Spring has become the season of loss. Four years ago we lost my first cousin Celine. This year we lost Uncle Joe.

My mother’s younger brother, Joseph N. Sestito passed at age 91 after leading a “storied and adventurous life,” as my son so accurately phrased it.

A Catholic priest and a decorated Navy veteran, he inspired the priest in my political thriller, THE HIDDEN LIGHT OF MEXICO CITY, who tells Luz de Maria that he cannot give her absolution if she wishes to commit the same sin all over again.

My grandfather always called him “Sonny,” which led to the character of Sonny Zambrano in the Galliano Club historical fiction series.
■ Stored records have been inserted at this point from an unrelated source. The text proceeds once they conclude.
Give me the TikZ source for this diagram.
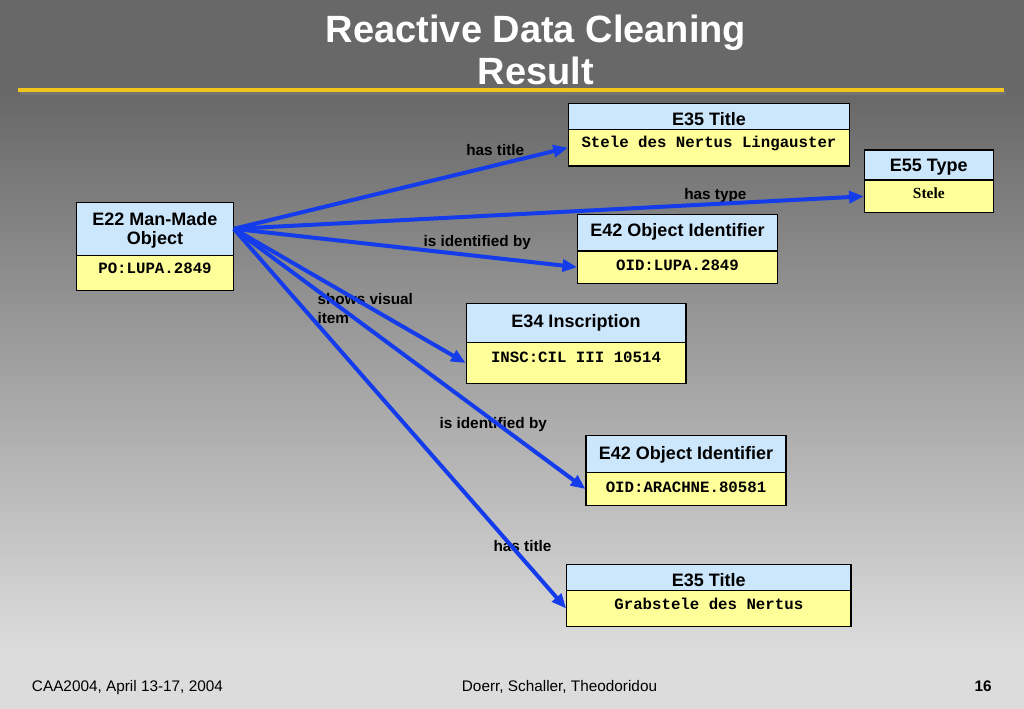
\documentclass[tikz,border=0pt]{standalone}
\usepackage{fontspec}
\setmainfont{Liberation Sans}
\newfontfamily\monof{Liberation Mono}
\newfontfamily\seriff{Liberation Serif}
\usetikzlibrary{arrows.meta,fit}
\definecolor{bgtop}{RGB}{104,104,104}
\definecolor{bgbot}{RGB}{220,220,220}
\definecolor{yline}{RGB}{240,198,28}
\definecolor{hdrblue}{RGB}{204,230,252}
\definecolor{bodyyel}{RGB}{255,255,153}
\definecolor{arrblue}{RGB}{20,60,235}
\tikzset{
  hdrbox/.style={draw=black, line width=0.8pt, fill=hdrblue, inner sep=0pt},
  bodybox/.style={draw=black, line width=0.8pt, fill=bodyyel, inner sep=0pt},
  hdrtext/.style={font=\fontsize{13.5}{16}\selectfont\bfseries, inner sep=0pt, anchor=base},
  valtext/.style={font=\fontsize{11.8}{14}\selectfont\monof\bfseries, inner sep=0pt, anchor=base},
  lbl/.style={font=\fontsize{11.5}{14}\selectfont\bfseries, inner sep=0pt, anchor=base west},
  arr/.style={draw=arrblue, line width=3pt, -{Triangle[length=11pt,width=9pt]}},
  foot/.style={font=\fontsize{11.5}{14}\selectfont, inner sep=0pt}
}
\begin{document}
\begin{tikzpicture}[x=0.75pt,y=-0.75pt]
\useasboundingbox (0,0) rectangle (1024,709);
% background
\fill[bgtop] (0,0) rectangle (1024,96);
\shade[top color=bgtop, bottom color=bgbot] (0,95.5) rectangle (1024,650);
\fill[bgbot] (0,649.5) rectangle (1024,709);
% title rule
\fill[black!55] (20,91.5) rectangle (1006,95);
\fill[yline] (18,88) rectangle (1004,92);
% title
\node[font=\fontsize{28.5}{31.9}\selectfont\bfseries, text=white, align=center, inner sep=0pt, anchor=north] (title) at (536,14.5) {Reactive Data Cleaning\\Result};
% boxes
\node[hdrbox, fit={(76.7,202.3) (233.3,255.3)}] (e22h) {};
\node[bodybox, fit={(76.7,255.3) (233.3,290.7)}] (e22b) {};
\node[hdrtext] (e22t1) at (155,225.5) {E22 Man-Made};
\node[hdrtext] (e22t2) at (155,245) {Object};
\node[valtext] (e22v) at (155,274) {PO:LUPA.2849};

\node[hdrbox, fit={(568.5,103.3) (849.5,129.3)}] (t1h) {};
\node[bodybox, fit={(568.5,129.3) (849.5,166)}] (t1b) {};
\node[hdrtext] (t1t) at (709,125.5) {E35 Title};
\node[valtext] (t1v) at (709,148) {Stele des Nertus Lingauster};

\node[hdrbox, fit={(864.3,150) (993.3,180)}] (tyh) {};
\node[bodybox, fit={(864.3,180) (993.3,212.7)}] (tyb) {};
\node[hdrtext] (tyt) at (928.8,172) {E55 Type};
\node[font=\fontsize{11.6}{14}\selectfont\seriff\bfseries, inner sep=0pt, anchor=base] (tyv) at (928.8,199) {Stele};

\node[hdrbox, fit={(577.7,214.3) (777.3,251)}] (o1h) {};
\node[bodybox, fit={(577.7,251) (777.3,283.3)}] (o1b) {};
\node[hdrtext] (o1t) at (677.5,237) {E42 Object Identifier};
\node[valtext] (o1v) at (677.5,270.5) {OID:LUPA.2849};

\node[hdrbox, fit={(466.3,303.3) (686,342.3)}] (inh) {};
\node[bodybox, fit={(466.3,342.3) (686,383.7)}] (inb) {};
\node[hdrtext] (int) at (576,327) {E34 Inscription};
\node[valtext] (inv) at (576,362) {INSC:CIL III 10514};

\node[hdrbox, fit={(586,435.7) (786,472.7)}] (o2h) {};
\node[bodybox, fit={(586,472.7) (786,505.3)}] (o2b) {};
\node[hdrtext] (o2t) at (686,459) {E42 Object Identifier};
\node[valtext] (o2v) at (686,492) {OID:ARACHNE.80581};

\node[hdrbox, fit={(566.7,564.3) (851,590.3)}] (t2h) {};
\node[bodybox, fit={(566.7,590.3) (851,626.7)}] (t2b) {};
\node[hdrtext] (t2t) at (708.8,586.5) {E35 Title};
\node[valtext] (t2v) at (708.8,609) {Grabstele des Nertus};
% labels
\node[lbl] (l1) at (466,156) {has title};
\node[lbl] (l2) at (684,199.3) {has type};
\node[lbl] (l3) at (423.3,246.5) {is identified by};
\node[font=\fontsize{11.5}{14}\selectfont\bfseries, inner sep=0pt, align=left, anchor=north west] (l4) at (317.3,293) {shows visual\\item};
\node[lbl] (l5) at (439.3,428.3) {is identified by};
\node[lbl] (l6) at (493.3,551.7) {has title};
% connectors
\draw[arr] (e22h.east) -- (t1b.west);
\draw[arr] (e22h.east) -- (tyb.west);
\draw[arr] (e22h.east) -- (o1b.west);
\draw[arr] (e22h.east) -- (inb.west);
\draw[arr] (e22h.east) -- (o2b.west);
\draw[arr] (e22h.east) -- (t2b.west);
% footer
\node[foot, anchor=base west] (f1) at (31.7,691.5) {CAA2004, April 13-17, 2004};
\node[foot, anchor=base] (f2) at (559.5,691.5) {Doerr, Schaller, Theodoridou};
\node[foot, font=\fontsize{11.5}{14}\selectfont\bfseries, anchor=base east] (f3) at (992,691.5) {16};
\end{tikzpicture}
\end{document}
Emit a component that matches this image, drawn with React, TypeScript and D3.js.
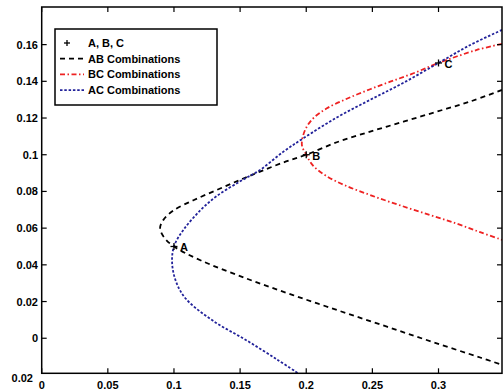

In REVENGE AT THE GALLIANO CLUB, Sonny recites “The Cask of Amontillado” for a speaking contest, the same as my uncle did in the real 1949 Slingerland Speaking Contest. 73 years later, he could still recite Poe’s classic from memory.

Uncle Joe was ordained a priest in 1959. It should have been earlier but, ever the jokester, he was booted out of his first seminary for rolling a bowling ball down the hall of his dorm and hitting a teacher’s door.

After a few years as a parish priest with the Ogdensburg diocese in upstate New York, he joined the US Navy as a chaplain. Uncle Joe served with the Marines in Vietnam, for which he was awarded the Bronze Star with V for valor. Among other duty stations, he served in the Aleutians and aboard the nuclear-powered USS Bainbridge.

After retiring, he resumed parish duties in upstate New York and jumped into high-end woodworking. We all have furniture, lamps and trays that he made. Everything is finished in the same mid-tone stain with quirks reflecting the maker’s impatience. For example, my gorgeous reeded buffet lamps have plugs but no switches.

Uncle Joe was a never-ending font of genuinely funny jokes, magic tricks, and tall tales. His vocabulary was prodigious, he was annoyed by sloppy diction, and he knew the basics of at least a dozen languages. He played the piano and the saxophone, delivered a mean sermon, and was a terrible driver who named all his cars.

He was the wonderful and funny Uncle Joe to me, my siblings and my cousins, and how rich our lives have been because of him.